Friday, January 29, 2016

Hope



I'm a pragmatist at heart. I'm skeptical of movements, "revolutions," and any attempts at "change" that are grounded outside of the political process. I am not saying they don't exist. Martin Luther King Jr. changed America with protestors, speeches, and no political office. Almost no leaders in modern America have the talents that King had. Even if they do, the odds are more likely they fail than that they achieve. I can point at a lot more LBJ's and Teddy Roosevelts than MLK's. Most change comes from within the process, and that requires sometimes painful compromise. That's not easy. It's not always nice. It's almost never popular. It does make peoples' lives better.

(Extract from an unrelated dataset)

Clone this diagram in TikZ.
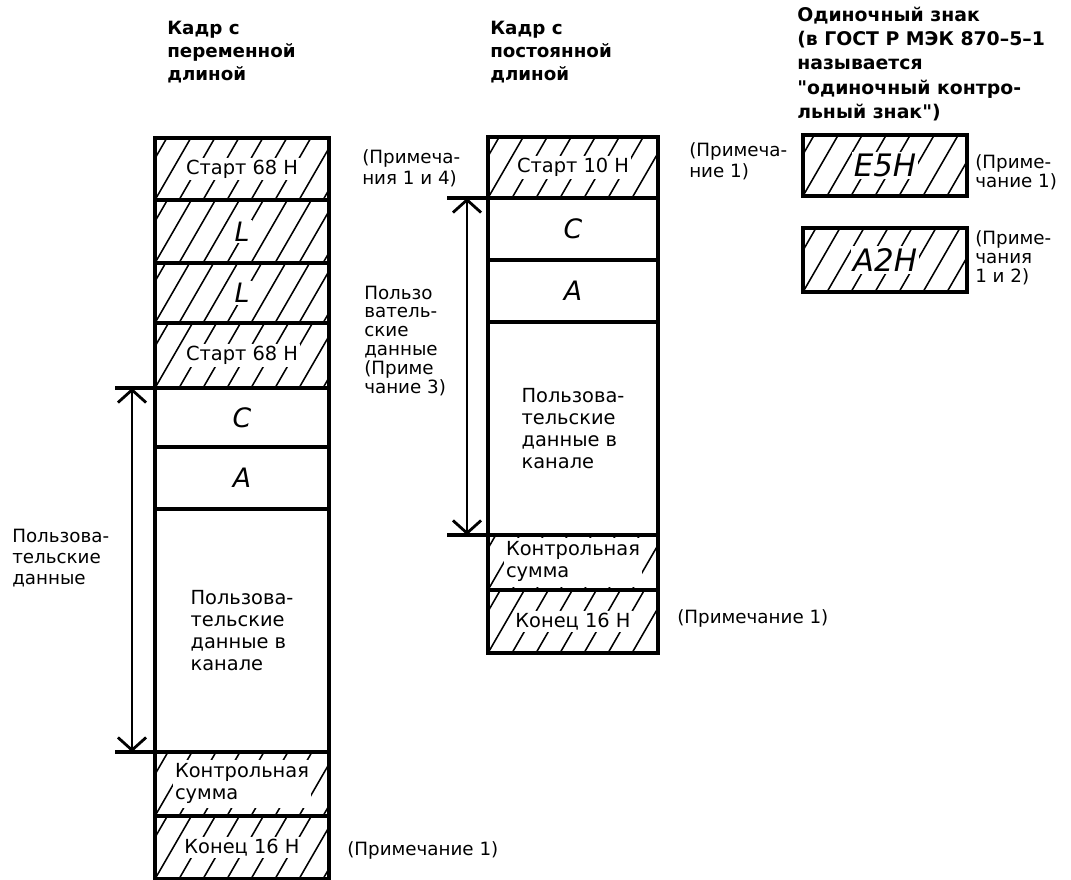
\documentclass[tikz,border=0pt]{standalone}
\usepackage{fontspec}
\setmainfont{DejaVu Sans}
\usetikzlibrary{positioning,calc,arrows.meta}
\newcommand{\pxu}{0.25mm}
\newcommand{\wt}[1]{{\setlength{\fboxsep}{1.5pt}\colorbox{white}{#1}}}
\tikzset{
    cell/.style={draw, line width=2.6pt, outer sep=0pt, inner sep=0pt, align=left,
                 font=\fontsize{13.8}{15.6}\selectfont},
    lcell/.style={cell, minimum width=174*\pxu},
    mcell/.style={cell, minimum width=170*\pxu},
    rcell/.style={cell, minimum width=164*\pxu},
    hatched/.style={path picture={
        \foreach \k in {-2,...,8}
            \draw[line width=1.1pt] ($(path picture bounding box.south west)+(\k*24,0)$) -- ++(60:90);
    }},
    letter/.style={font=\fontsize{19}{20}\selectfont\itshape},
    bigletter/.style={font=\fontsize{22}{24}\selectfont\itshape},
    note/.style={font=\fontsize{13}{15}\selectfont, align=left, inner sep=0pt, anchor=west},
    head/.style={font=\fontsize{13}{16.5}\selectfont\bfseries, align=left, inner sep=0pt, anchor=west},
    tick/.style={line width=2.6pt},
    span/.style={line width=2pt,
                 {Straight Barb[length=9pt,width=20pt]}-{Straight Barb[length=9pt,width=20pt]}},
}

\begin{document}
\begin{tikzpicture}[x=\pxu, y=\pxu]
    \useasboundingbox (0,0) rectangle (1071,-879);

    % Headers
    \node[head] (hVar) at (167,-52) {Кадр с\\переменной\\длиной};
    \node[head] (hFix) at (490,-52) {Кадр с\\постоянной\\длиной};
    \node[head, font=\fontsize{13.4}{17.2}\selectfont\bfseries] (hOne) at (797,-64)
        {Одиночный знак\\(в ГОСТ Р МЭК 870–5–1\\называется\\\textquotedbl одиночный контро-\\льный знак\textquotedbl)};

    % Variable length frame
    \node[lcell, hatched, minimum height=62*\pxu] (lStart) at (242,-169) {\wt{Старт 68 H}};
    \node[lcell, hatched, letter, minimum height=63*\pxu, below=0pt of lStart] (lLenA) {\wt{L}};
    \node[lcell, hatched, letter, minimum height=60*\pxu, below=0pt of lLenA] (lLenB) {\wt{L}};
    \node[lcell, hatched, minimum height=65*\pxu, below=0pt of lLenB] (lStartB) {\wt{Старт 68 H}};
    \node[lcell, letter, minimum height=59*\pxu, below=0pt of lStartB] (lC) {C};
    \node[lcell, letter, minimum height=62*\pxu, below=0pt of lC] (lA) {A};
    \node[lcell, minimum height=243*\pxu, below=0pt of lA] (lData) {Пользова-\\тельские\\данные в\\канале};
    \node[lcell, hatched, minimum height=64*\pxu, below=0pt of lData] (lSum)
        {\wt{\begin{tabular}{@{}l@{}}Контрольная\\сумма\end{tabular}}};
    \node[lcell, hatched, minimum height=63*\pxu, below=0pt of lSum] (lEnd) {\wt{Конец 16 H}};

    \draw[tick] (lC.north west) -- ++(-40,0);
    \draw[tick] (lData.south west) -- ++(-40,0);
    \draw[span] ($(lC.north west)+(-23,0)$) -- ($(lData.south west)+(-23,0)$);
    \node[note] (lUser) at (12,-558) {Пользова-\\тельские\\данные};

    \node[note] (nStart) at (362,-168) {(Примеча-\\ния 1 и 4)};
    \node[note] (nEndL) at (347,-850) {(Примечание 1)};

    % Fixed length frame
    \node[mcell, hatched, minimum height=61*\pxu] (mStart) at (573,-167.5) {\wt{Старт 10 H}};
    \node[mcell, letter, minimum height=62*\pxu, below=0pt of mStart] (mC) {C};
    \node[mcell, letter, minimum height=62*\pxu, below=0pt of mC] (mA) {A};
    \node[mcell, minimum height=213*\pxu, below=0pt of mA] (mData) {Пользова-\\тельские\\данные в\\канале};
    \node[mcell, hatched, minimum height=55*\pxu, below=0pt of mData] (mSum)
        {\wt{\begin{tabular}{@{}l@{}}Контрольная\\сумма\end{tabular}}};
    \node[mcell, hatched, minimum height=63*\pxu, below=0pt of mSum] (mEnd) {\wt{Конец 16 H}};

    \draw[tick] (mC.north west) -- ++(-41,0);
    \draw[tick] (mData.south west) -- ++(-41,0);
    \draw[span] ($(mC.north west)+(-21,0)$) -- ($(mData.south west)+(-21,0)$);
    \node[note, font=\fontsize{13}{13.5}\selectfont] (mUser) at (364,-341)
        {Пользо\\ватель-\\ские\\данные\\(Приме\\чание 3)};

    \node[note] (nStartM) at (689,-161) {(Примеча-\\ние 1)};
    \node[note] (nEndM) at (677,-618) {(Примечание 1)};

    % Single characters
    \node[rcell, hatched, bigletter, minimum height=61*\pxu] (rE5) at (885,-165.5) {\wt{E5H}};
    \node[rcell, hatched, bigletter, minimum height=64*\pxu] (rA2) at (885,-260) {\wt{A2H}};
    \node[note, font=\fontsize{13}{13.5}\selectfont] (nE5) at (975,-172) {(Приме-\\чание 1)};
    \node[note, font=\fontsize{13}{13.5}\selectfont] (nA2) at (975,-258) {(Приме-\\чания\\1 и 2)};
\end{tikzpicture}
\end{document}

In 2008, I was not a support of President Obama's until he was the nominee. He wasn't in my top three choices in the Democratic Primary, in fact (for the record, my order of preference in the beginning of 2008 was Dodd, Biden, Clinton, Obama, Edwards, Kucinich, Richardson). I found his "hope and change" message to be pie-in-the-sky, something I thought had no grounding in reality. He not only won me over in that election, he eventually has become someone I admire now and think has done an excellent job. President Obama has shown that he can both inspire and get in the trenches to get things done. At the time though, I definitely preferred Hillary Clinton's "LBJ" to President Obama's "JFK."

Fast forward eight years, to a new election. Bernie Sanders is now the candidate of the activist left. He's attracting huge crowds, even bigger than President Obama's 2008 crowds at this point. He's inspiring youth to want to vote for him. He's speaking what many progressives feel is truth to power. He's also calling for a "political revolution" in this country, one that takes on the entrenched power interests in this country. He's got stars like the Red Hot Chili Peppers endorsing him and throwing concerts to raise money for him. Bernie is the "change" candidate now. He is the "hope."

We're having this same fight again- Hillary's uninspiring realism vs. Bernie's version of the Obama "hope and change" tour. Bernie's offering you ice cream for breakfast, versus Hillary's "eat your peas and carrots." The truth is, there is no passion and energy for realism, for working within the system, for working to make incremental change, and Bernie seems to know that. There is also a very strong track record of realism being what gets the job done.

Unlike eight years ago, I'm a little older now, and a lot less emotionally invested into this race. The truth is, voting for realism is always smart- you know what you're getting, and you can honestly hold the candidate accountable to do it. Hillary Clinton should be expected to make the deals to get some of her priorities done. The other side of that coin is that people need hope. People need to feel something will change. They have to feel that their lives are going to be better. If they don't, what's the point? If Hillary could ever explain how her pragmatic view of the world will deliver that, she would have won the runaway nomination that we all thought she would. That's tough though. People don't want to eat their vegetables, they want their cake. If Hillary, or really anyone else for that matter, were capable of selling pragmatism as great change, they would have done it by now. Since they can't, you're left with a battle between cold realism and dreams and hopes.

My guess is that Hillary will eventually win the Democratic nomination for President. Pragmatism actually usually wins. President Obama is one of the few times where the inspirational, transformational candidate beat the realist. There are a lot more Howard Deans, Bill Bradleys, and Eugene McCarthys in our history than Barack Obamas. President Obama even acknowledges now that he did not change American politics. To be totally fair to him, he made incredible change that helps peoples lives. He changed our health care system, our banking system, our energy system, our foreign policy, and many other areas of our lives. He did that though through pragmatism and inside ball. Yes, he kept Organizing for Action open, and his volunteer army played a huge part. That still doesn't explain how he passed his Stimulus bill.

Hope is critical. Inspiration is key. To the extent that Hillary Clinton eventually figures that out, it will determine if she can win the Presidency. Her ability to rise above the clouds and give people a reason to be excited will be what ultimately makes her the winner, or not. In the end though, I return to my 2008 self and say it again- hope doesn't make change by itself.